Jusqu'à maintenant, les études portant sur le lien entre les sédatifs et la mortalité étaient arrivées à des conclusions contradictoires. La professeure Belleville a eu l'idée de faire appel aux données de l'Enquête nationale sur la santé de la population, réalisée par Statistique Canada, pour faire la lumière sur la question. Ces données incluent des renseignements sur les caractéristiques sociodémographiques, les habitudes de vie et la santé, incluant la dépression, de Canadiens âgés de 10 à 102 ans, interrogés tous les deux ans, entre 1994 et 2007.

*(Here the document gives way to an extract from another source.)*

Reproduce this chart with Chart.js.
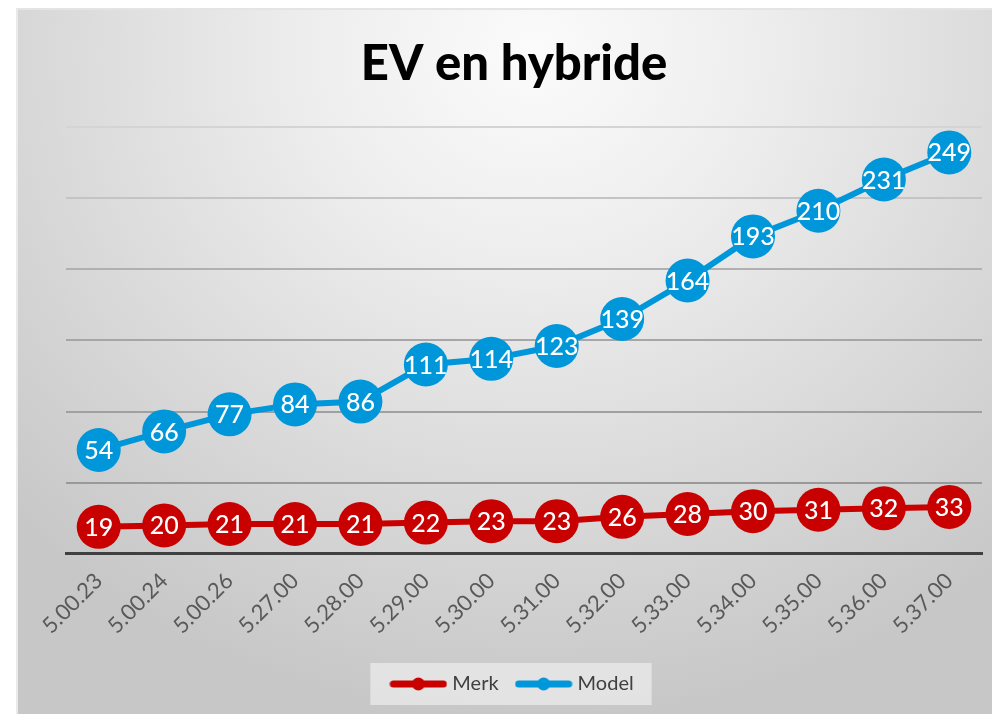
<!DOCTYPE html>
<html>
<head>
<meta charset="utf-8">
<script src="https://cdn.jsdelivr.net/npm/chart.js@4/dist/chart.umd.min.js"></script>
<style>
  html, body { margin: 0; padding: 0; background: #ffffff; overflow: hidden; }
  #bg {
    position: absolute; left: 16px; top: 8px; width: 976px; height: 706px;
    background: radial-gradient(ellipse 75% 95% at 53% 6%, #fbfbfb 0%, #eeeeee 30%, #dcdcdc 62%, #c7c7c7 100%);
    border-top: 2px solid #e4e4e4; border-left: 2px solid #eaeaea; box-sizing: border-box;
  }
  #wrap { position: absolute; left: 0; top: 0; width: 992px; height: 714px; overflow: hidden; }
</style>
</head>
<body>
<div id="bg"></div>
<div id="wrap"><canvas id="c" width="1004" height="714"></canvas></div>
<script>
const categories = ['5.00.23','5.00.24','5.00.26','5.27.00','5.28.00','5.29.00','5.30.00','5.31.00','5.32.00','5.33.00','5.34.00','5.35.00','5.36.00','5.37.00'];
const merk  = [19,20,21,21,21,22,23,23,26,28,30,31,32,33];
const model = [54,66,77,84,86,111,114,123,139,164,193,210,231,249];
const seriesNames = ['Merk','Model'];
const yTicks = [0,50,100,150,200,250,300];

const RED = '#C80000';
const BLUE = '#0096DA';

function legendIcon(color) {
  const c = document.createElement('canvas');
  c.width = 58; c.height = 16;
  const g = c.getContext('2d');
  g.strokeStyle = color; g.lineWidth = 7; g.lineCap = 'round';
  g.beginPath(); g.moveTo(4, 8); g.lineTo(54, 8); g.stroke();
  g.fillStyle = color; g.beginPath(); g.arc(29, 8, 6.5, 0, Math.PI * 2); g.fill();
  return c;
}
const icons = [legendIcon(RED), legendIcon(BLUE)];

const dataLabels = {
  id: 'dataLabels',
  afterDatasetsDraw(chart) {
    const ctx = chart.ctx;
    ctx.save();
    ctx.fillStyle = '#ffffff';
    ctx.font = '500 25px Lato, sans-serif';
    ctx.textAlign = 'center';
    ctx.textBaseline = 'middle';
    chart.data.datasets.forEach((ds, i) => {
      const meta = chart.getDatasetMeta(i);
      meta.data.forEach((pt, j) => {
        ctx.fillText(String(ds.data[j]), pt.x, pt.y + 1);
      });
    });
    ctx.restore();
  }
};

const legendBox = {
  id: 'legendBox',
  beforeDraw(chart) {
    const lg = chart.legend;
    if (!lg || !lg.legendHitBoxes || !lg.legendHitBoxes.length) return;
    const hb = lg.legendHitBoxes;
    let x0 = Infinity, x1 = -Infinity, y0 = Infinity, y1 = -Infinity;
    hb.forEach(b => { x0 = Math.min(x0, b.left); x1 = Math.max(x1, b.left + b.width); y0 = Math.min(y0, b.top); y1 = Math.max(y1, b.top + b.height); });
    const ctx = chart.ctx;
    ctx.save();
    ctx.fillStyle = 'rgba(235,235,235,0.75)';
    const cy = (y0 + y1) / 2;
    ctx.fillRect(x0 - 24, cy - 21, (x1 - x0) + 42, 42);
    ctx.restore();
  }
};

const gridColors = { 0: 'rgba(0,0,0,0)', 50: '#999999', 100: '#a0a0a0', 150: '#a6a6a6', 200: '#b0b0b0', 250: '#c4c4c4', 300: '#d4d4d4' };

new Chart(document.getElementById('c'), {
  type: 'line',
  data: {
    labels: categories,
    datasets: [
      { label: seriesNames[0], data: merk, borderColor: RED, backgroundColor: RED, borderWidth: 6,
        pointRadius: 22, pointHoverRadius: 22, pointBorderWidth: 0, pointBackgroundColor: RED, fill: false, tension: 0 },
      { label: seriesNames[1], data: model, borderColor: BLUE, backgroundColor: BLUE, borderWidth: 6,
        pointRadius: 22, pointHoverRadius: 22, pointBorderWidth: 0, pointBackgroundColor: BLUE, fill: false, tension: 0 }
    ]
  },
  options: {
    responsive: false,
    animation: false,
    layout: { padding: { left: 24, right: 0, top: 0, bottom: 10 } },
    plugins: {
      title: {
        display: true, text: 'EV en hybride', color: '#000000',
        font: { family: 'Lato, sans-serif', size: 49, weight: '900' },
        padding: { top: 35, bottom: 33 }
      },
      legend: {
        display: true, position: 'bottom',
        labels: {
          usePointStyle: true, pointStyleWidth: 48, boxHeight: 16, padding: 21,
          color: '#404040', font: { family: 'Lato, sans-serif', size: 20 },
          generateLabels(chart) {
            return chart.data.datasets.map((ds, i) => ({
              text: ds.label, pointStyle: icons[i], fillStyle: ds.borderColor, strokeStyle: ds.borderColor,
              lineWidth: 0, hidden: false, datasetIndex: i, fontColor: '#404040'
            }));
          }
        }
      },
      tooltip: { enabled: false }
    },
    scales: {
      x: {
        offset: true,
        grid: { display: false, drawTicks: false },
        border: { display: true, color: '#404040', width: 3 },
        ticks: { minRotation: 45, maxRotation: 45, padding: 14, color: '#595959', font: { family: 'Lato, sans-serif', size: 22 }, autoSkip: false }
      },
      y: {
        stacked: true, min: 0, max: 300,
        afterBuildTicks(scale) { scale.ticks = yTicks.map(v => ({ value: v })); },
        afterFit(scale) { scale.width = 42; },
        ticks: { display: false },
        grid: { drawTicks: false, lineWidth: 2, color: (ctx) => gridColors[ctx.tick.value] || '#aaaaaa' },
        border: { display: false }
      }
    }
  },
  plugins: [legendBox, dataLabels]
});
</script>
</body>
</html>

Pendant cette période, entre 3 et 6 % des répondants ont déclaré, au moins une fois, avoir fait usage de médicaments pour traiter l'insomnie ou l'anxiété durant le mois précédent l'enquête. Dans ce groupe, le taux de mortalité atteint 15,7 % alors qu'il se situe à 10,5 % chez les répondants qui ont déclaré ne pas avoir utilisé de tels médicaments. La différence entre les deux groupes est surtout marquée chez les 55 à 74 ans.
En tenant compte des facteurs personnels pouvant avoir une incidence sur la mortalité (consommation d'alcool et de tabac, santé physique, dépression, activité physique), les chercheurs ont établi que la prise de sédatifs entraînait une augmentation de 36 % du risque de décès. Cette hausse équivaut au risque de mortalité qui pèse sur les fumeurs occasionnels.
Plusieurs hypothèses sont avancées pour expliquer le lien entre les sédatifs et la mortalité. Ces médicaments influenceraient le temps de réaction, la vigilance et la coordination, favorisant ainsi les accidents ou les chutes. Ils auraient aussi un effet inhibiteur sur le système respiratoire et sur le système nerveux central. Dans ce dernier cas, le jugement des personnes pourrait être altéré, ce qui augmenterait leur propension au suicide.
«Les sédatifs ne sont pas des bonbons et il ne faut pas croire qu'il est anodin d'en consommer, résume Geneviève Belleville. Comme les thérapies comportementales cognitives donnent de bons résultats dans le traitement de l'insomnie et de l'anxiété, les médecins devraient systématiquement discuter de cette option avec leurs patients. Combiner une approche pharmacologique à court terme à un traitement psychologique constitue une stratégie prometteuse pour diminuer l'anxiété et favoriser le sommeil.»